Brexit and weak pound take toll on jam maker

Brexit uncertainty and weakened sterling have forced family-owned food manufacturer F Duerr & Son, the south Manchester maker of jams, table sauces, peanut butter and marmalades, down the path of currency hedging.

The strategy was revealed in the company’s accounts for the year ended March 31, which showed profits fell from £3.3m in 2016 to £2.7m and turnover fell slightly from £64.9m to £64.7m.

In a report accompanying the accounts, company secretary A J Collinson said: “The company operates in a highly competitive market and the climate remains challenging for all businesses.

“The economic conditions continue to produce an increased risk of business failure.

“The company has successfully continued to balance its expose to risk by winning new business, retaining current business and controlling costs.”

The statement went on to say the majority of Duerr’s were conducted in pounds sterling, but “there is limited exposure to the Euro and US dollar, and in order to minimise the company’s exchange rate risk the directors have invariably entered into currency hedges for the exchange rate exposure which is not covered by income and expenditure in these currencies.”

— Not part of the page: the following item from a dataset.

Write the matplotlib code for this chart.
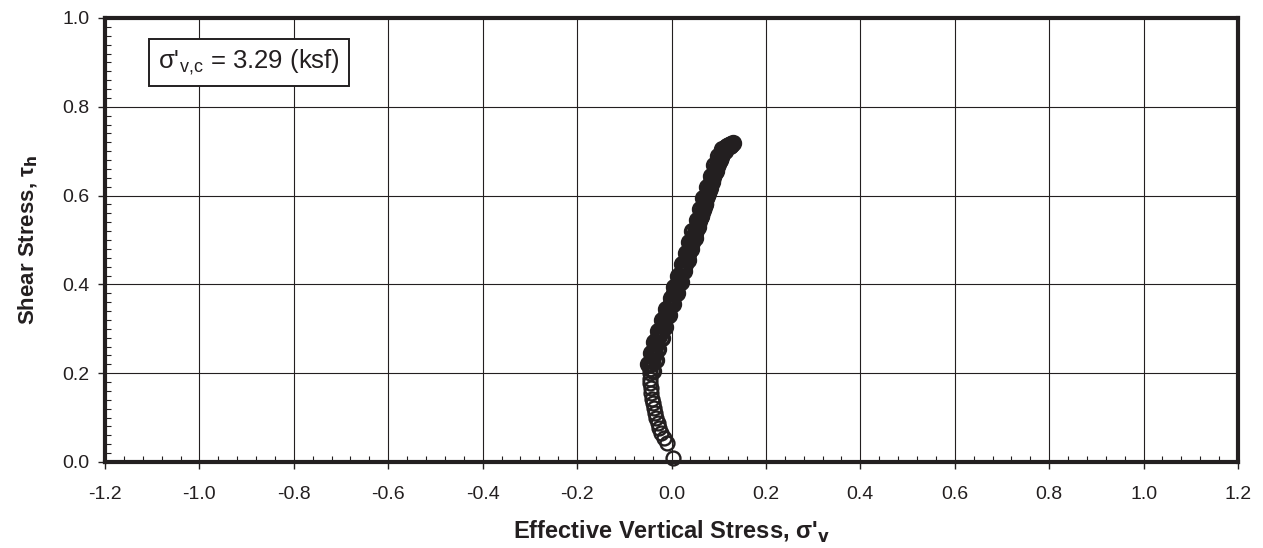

It added: “During the financial year, the impact of Brexit unexpectedly weakened sterling and there was a reduction in profitability as a result of this.”

However, the company has a positive cash flow of £4.5m (2016: £5.6m) from operating activities as a result of continued profitability, and a reduction in stock and trade debtors.

The company employs 243 and total staff costs amounted to just above £9.1m. Total directors’ renumeration amounted to £904,635. It’s highest paid director received £169,040.

TheBusinessDesk has contacted Duerr for comment.